To be able to use our time series data to train our ML models we first have to transform it into a supervised learning problem (more precisely, a regression task). More formally spoken, we can do so by creating an input data matrix \( X \) as a \( [(N-n-h) \times n] \) matrix and the output matrix \( Y \) as a \( [(N − n − h) × h] \) matrix, where \( y_i \) represents the observation value in a certain hour, \( N \) is the total number of observations, \( n \) is the number of previous values to be considered as input features and \( h \) is the forecasting horizon:

\begin{equation}

X = \left[

\begin{array}{l l l l}

y_{1} & y_{2} & \dots & y_{n} \\

y_{2} & y_{3} & \dots & y_{n+1} \\

\vdots & \vdots & \vdots & \vdots \\

y_{N-n-h} & y_{N-n-h+1} & \dots & y_{N-h} \\

\end{array}\right]

\end{equation}

\begin{equation}

Y = \left[

\begin{array}{l l l l}

y_{n+1} & y_{n+2} & \dots & y_{n+h} \\

y_{n+2} & y_{n+3} & \dots & y_{n+h+1} \\

\vdots & \vdots & \vdots & \vdots \\

y_{N-h+1} & y_{N-h+2} & \dots & y_{N} \\

\end{array}\right]

\end{equation}

With \( h = 168 \) and \( n = 168 \) the resulting data frame looks as follows:

trips(t-168) | trips(t-167) | trips(t-166) | … | trips(t-1) | trips(t) | … | trips(t+167) |

143 | 117 | 204 | … | 125 | 156 | … | 38 |

117 | 204 | 169 | … | 156 | 110 | … | 42 |

204 | 169 | 51 | … | 110 | 158 | … | 67 |

… | … | … | … | … | … | … | … |

145 | 218 | 113 | … | 133 | 106 | … | 312 |

218 | 113 | 280 | … | 106 | 119 | … | 241 |

113 | 280 | 177 | … | 119 | 43 | … | 262 |

We can now use this data to train our ML models. If we use a model that natively only supports a single-step output (like a Linear Regression) we have to choose an appropriate forecasting strategy (see Taieb et al. (2012)). In our example we use a direct multi-step forecasting strategy. In the direct multi-step forecasting strategy, every step in the forecasting horizon is predicted independently. In other terms, \( H \) steps are predicted using \( H \) models \( f_h \):

\begin{equation}

\hat{y}_{N+h} = f_{h}({y_N, \dots, y_{N-d+1}})

\end{equation}

Ride hailing demand appears to be influenced by various factors, such as time, price for the service or weather. Considering this data as additional input features can improve the forecasting accuracy.

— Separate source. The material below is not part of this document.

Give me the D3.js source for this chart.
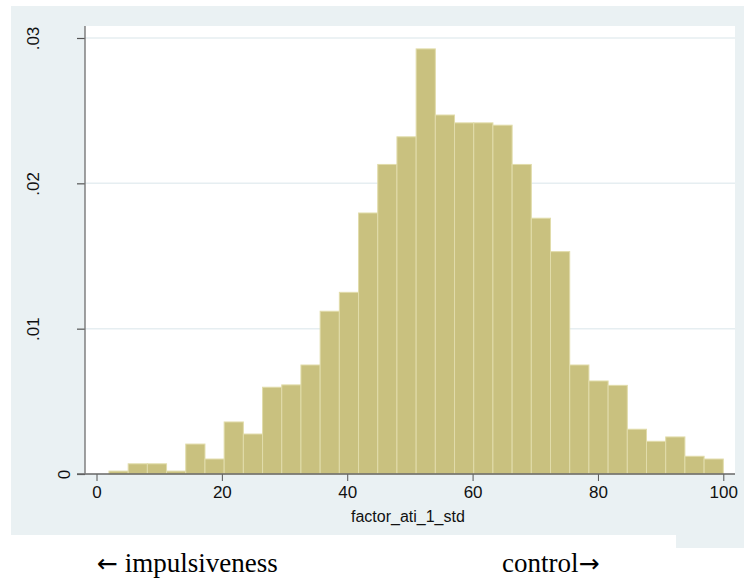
<!DOCTYPE html>
<html>
<head>
<meta charset="utf-8">
<script src="https://cdn.jsdelivr.net/npm/d3@7"></script>
<style>
  html, body { margin: 0; padding: 0; background: #ffffff; }
  svg { display: block; }
</style>
</head>
<body>
<svg id="chart" width="744" height="583"></svg>
<script>
// ---- data ----
const binStart = 1.99;
const binWidth = 3.0628;
const densities = [
  0.0002, 0.0007, 0.0007, 0.0002, 0.00206, 0.00103, 0.00358, 0.00275,
  0.00597, 0.00613, 0.0075, 0.0112, 0.0125, 0.01796, 0.0213, 0.0232,
  0.02925, 0.0247, 0.02416, 0.02416, 0.0240, 0.0213, 0.0176, 0.0153,
  0.0075, 0.0064, 0.0061, 0.00308, 0.00225, 0.00255, 0.00122, 0.00103
];
const xTicks = [0, 20, 40, 60, 80, 100];
const yTicks = [0, 0.01, 0.02, 0.03];
const yTickLabels = ["0", ".01", ".02", ".03"];
const xTitle = "factor_ati_1_std";
const leftArrow = "\u2190", leftWord = " impulsiveness";
const rightWord = "control", rightArrow = "\u2192";

// ---- layout ----
const svg = d3.select("#chart");
const plot = { left: 85, right: 735, top: 26, bottom: 474 };
const x = d3.scaleLinear().domain([0, 100]).range([96.5, 723.3]);
const y = d3.scaleLinear().domain([0, 0.03]).range([474, 38]);

const bins = densities.map((d, i) => ({ x0: binStart + i * binWidth, x1: binStart + (i + 1) * binWidth, d }));

// outer graph region
svg.append("rect").attr("x", 11).attr("y", 6).attr("width", 733).attr("height", 542).attr("fill", "#eaf1f3");
// white note box covering lower-left
svg.append("rect").attr("x", 0).attr("y", 535).attr("width", 676).attr("height", 48).attr("fill", "#ffffff");

// plot region
svg.append("rect").attr("x", plot.left).attr("y", plot.top)
  .attr("width", plot.right - plot.left).attr("height", plot.bottom - plot.top).attr("fill", "#ffffff");

// gridlines
svg.append("g").selectAll("line").data(yTicks.filter(t => t > 0)).join("line")
  .attr("x1", plot.left).attr("x2", plot.right)
  .attr("y1", d => y(d)).attr("y2", d => y(d))
  .attr("stroke", "#e6eef1").attr("stroke-width", 1.5);

// bars
svg.append("g").selectAll("rect").data(bins).join("rect")
  .attr("x", d => x(d.x0)).attr("width", d => x(d.x1) - x(d.x0))
  .attr("y", d => y(d.d)).attr("height", d => y(0) - y(d.d))
  .attr("fill", "#c9c17f").attr("stroke", "#e1dcaa").attr("stroke-width", 1);

// x axis
const xAxis = svg.append("g").attr("transform", `translate(0,${plot.bottom})`)
  .call(d3.axisBottom(x).tickValues(xTicks).tickSize(7).tickPadding(5).tickFormat(d3.format("d")));
xAxis.select(".domain").remove();
xAxis.selectAll(".tick line").attr("stroke", "#555").attr("stroke-width", 1);
xAxis.selectAll(".tick text").attr("font-family", "Liberation Sans, Arial, sans-serif")
  .attr("font-size", 17).attr("fill", "#111");

// y axis
const yAxis = svg.append("g").attr("transform", `translate(${plot.left},0)`)
  .call(d3.axisLeft(y).tickValues(yTicks).tickSize(8).tickFormat((d, i) => yTickLabels[i]));
yAxis.select(".domain").remove();
yAxis.selectAll(".tick line").attr("stroke", "#555").attr("stroke-width", 1.2);
yAxis.selectAll(".tick text").remove();
yAxis.selectAll(".tick").append("text")
  .attr("transform", (d) => `translate(${d === 0 ? 70 - plot.left : 39 - plot.left},0) rotate(-90)`)
  .attr("text-anchor", "middle")
  .attr("font-family", "Liberation Sans, Arial, sans-serif")
  .attr("font-size", 17).attr("fill", "#111")
  .text((d, i) => yTickLabels[i]);

// axis lines
svg.append("line").attr("x1", 77).attr("x2", plot.right).attr("y1", plot.bottom).attr("y2", plot.bottom)
  .attr("stroke", "#666").attr("stroke-width", 1.4);
svg.append("line").attr("x1", plot.left).attr("x2", plot.left).attr("y1", plot.top).attr("y2", plot.bottom)
  .attr("stroke", "#777").attr("stroke-width", 1.4);

// x title
svg.append("text").attr("x", x(50) - 2).attr("y", 522).attr("text-anchor", "middle")
  .attr("font-family", "Liberation Sans, Arial, sans-serif").attr("font-size", 16)
  .attr("fill", "#111").text(xTitle);

// notes below
const serif = "Liberation Serif, Times New Roman, serif";
const arrowFont = "DejaVu Sans, sans-serif";
const lt = svg.append("text").attr("x", 97).attr("y", 572).attr("fill", "#000");
lt.append("tspan").attr("font-family", arrowFont).attr("font-size", 25).text(leftArrow);
lt.append("tspan").attr("font-family", serif).attr("font-size", 27).text(leftWord);
const rt = svg.append("text").attr("x", 502).attr("y", 572).attr("fill", "#000");
rt.append("tspan").attr("font-family", serif).attr("font-size", 27).text(rightWord);
rt.append("tspan").attr("font-family", arrowFont).attr("font-size", 25).text(rightArrow);
</script>
</body>
</html>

To evaluate the forecasting performance and to find robust models it is important to choose an appropriate evaluation strategy. To take into account the special characteristics of the time series, we, for example, have chosen a sliding window evaluation with a fixed window size (further reading: Tashman, L. J. (2000)).

## Assessing the Forecasting Performance

Many data science projects involve multiple stakeholders that not necessarily have the same technical background. Assessing different evaluation metrics for instance might result in confusion about the concrete meaning and implication of a certain figure. One possible way to communicate and visualize the forecasting results is to build a “clickable” demonstrator app that incorporates the ML models.

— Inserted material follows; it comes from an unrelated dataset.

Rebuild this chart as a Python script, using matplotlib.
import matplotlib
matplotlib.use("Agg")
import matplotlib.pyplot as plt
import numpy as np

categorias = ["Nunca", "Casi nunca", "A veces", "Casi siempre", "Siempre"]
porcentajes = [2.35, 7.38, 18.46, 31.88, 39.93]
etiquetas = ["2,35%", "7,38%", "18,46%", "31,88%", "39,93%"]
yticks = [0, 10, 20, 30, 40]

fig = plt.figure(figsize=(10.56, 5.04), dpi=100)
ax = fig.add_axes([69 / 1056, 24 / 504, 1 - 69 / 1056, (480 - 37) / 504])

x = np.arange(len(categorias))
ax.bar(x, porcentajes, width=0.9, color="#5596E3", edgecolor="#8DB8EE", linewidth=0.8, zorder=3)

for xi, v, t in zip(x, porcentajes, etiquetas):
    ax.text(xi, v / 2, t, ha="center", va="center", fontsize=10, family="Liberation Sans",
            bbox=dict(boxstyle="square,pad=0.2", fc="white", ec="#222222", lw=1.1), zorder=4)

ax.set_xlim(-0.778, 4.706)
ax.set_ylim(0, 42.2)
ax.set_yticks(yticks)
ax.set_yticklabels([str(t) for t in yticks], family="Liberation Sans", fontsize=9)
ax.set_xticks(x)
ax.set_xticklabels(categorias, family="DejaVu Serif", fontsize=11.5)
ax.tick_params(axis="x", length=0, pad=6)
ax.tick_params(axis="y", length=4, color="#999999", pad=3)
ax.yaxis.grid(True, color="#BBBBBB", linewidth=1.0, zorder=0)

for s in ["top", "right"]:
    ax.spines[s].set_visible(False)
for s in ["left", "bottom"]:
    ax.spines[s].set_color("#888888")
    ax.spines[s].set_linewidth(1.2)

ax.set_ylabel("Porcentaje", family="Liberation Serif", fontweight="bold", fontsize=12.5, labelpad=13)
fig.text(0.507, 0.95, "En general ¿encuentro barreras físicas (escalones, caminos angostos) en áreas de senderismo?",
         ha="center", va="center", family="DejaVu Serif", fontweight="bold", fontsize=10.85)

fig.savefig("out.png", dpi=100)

In our case, we built a web app consisting of a backend written with Flask that incorporates the trained ML models (we use scikit-learn for model building) and an Angular frontend to show the predictions. The app allows to pick a certain date and choose an ML model which then forecasts the next 168 steps of demand. The forecast (red line) can then be compared to the actual demand (black line) as shown in the next figure:

To take this a step further, it is also easy to add certain “simulation features”. For example, we can use the demonstrator to show the influence of different pricing strategies. If we exemplarily simulate a flatrate price for the first five days of the week, we see an increase in the overall demand. The black line represents the prediction of an XGB model without a simulated price, the red line represents the prediction under consideration of the simulated price.

## Summary

Based on the concrete example of forecasting ride hailing passenger demand, we showed in this article how time series forecasting can be done using ML models. To do so, we first have to transform the time series data into a supervised learning setting and model the demand as a multi step forecasting problem. We find that using ML in this task is a good approach especially due to the the simplicity of considering other (external) features. Furthermore, embedding the ML models in an interactive app proves to be a good way to communicate results and demonstrate different aspects like the influence of a certain input feature on the forecast.

## Literature

- Bontempi, G., S. B. Taieb, and Y.-A. Le Borgne (2012). “Machine learning strategies for time series forecasting.” In: European Business Intelligence Summer School. Springer, pp. 62–77.
- Tashman, L. J. (2000). Out-of-sample tests of forecasting accuracy: an analysis and review. International journal of forecasting, 16(4), 437-450.
- Taieb, S. B., Bontempi, G., Atiya, A. F., & Sorjamaa, A. (2012). A review and comparison of strategies for multi-step ahead time series forecasting based on the NN5 forecasting competition. Expert systems with applications, 39(8), 7067-7083.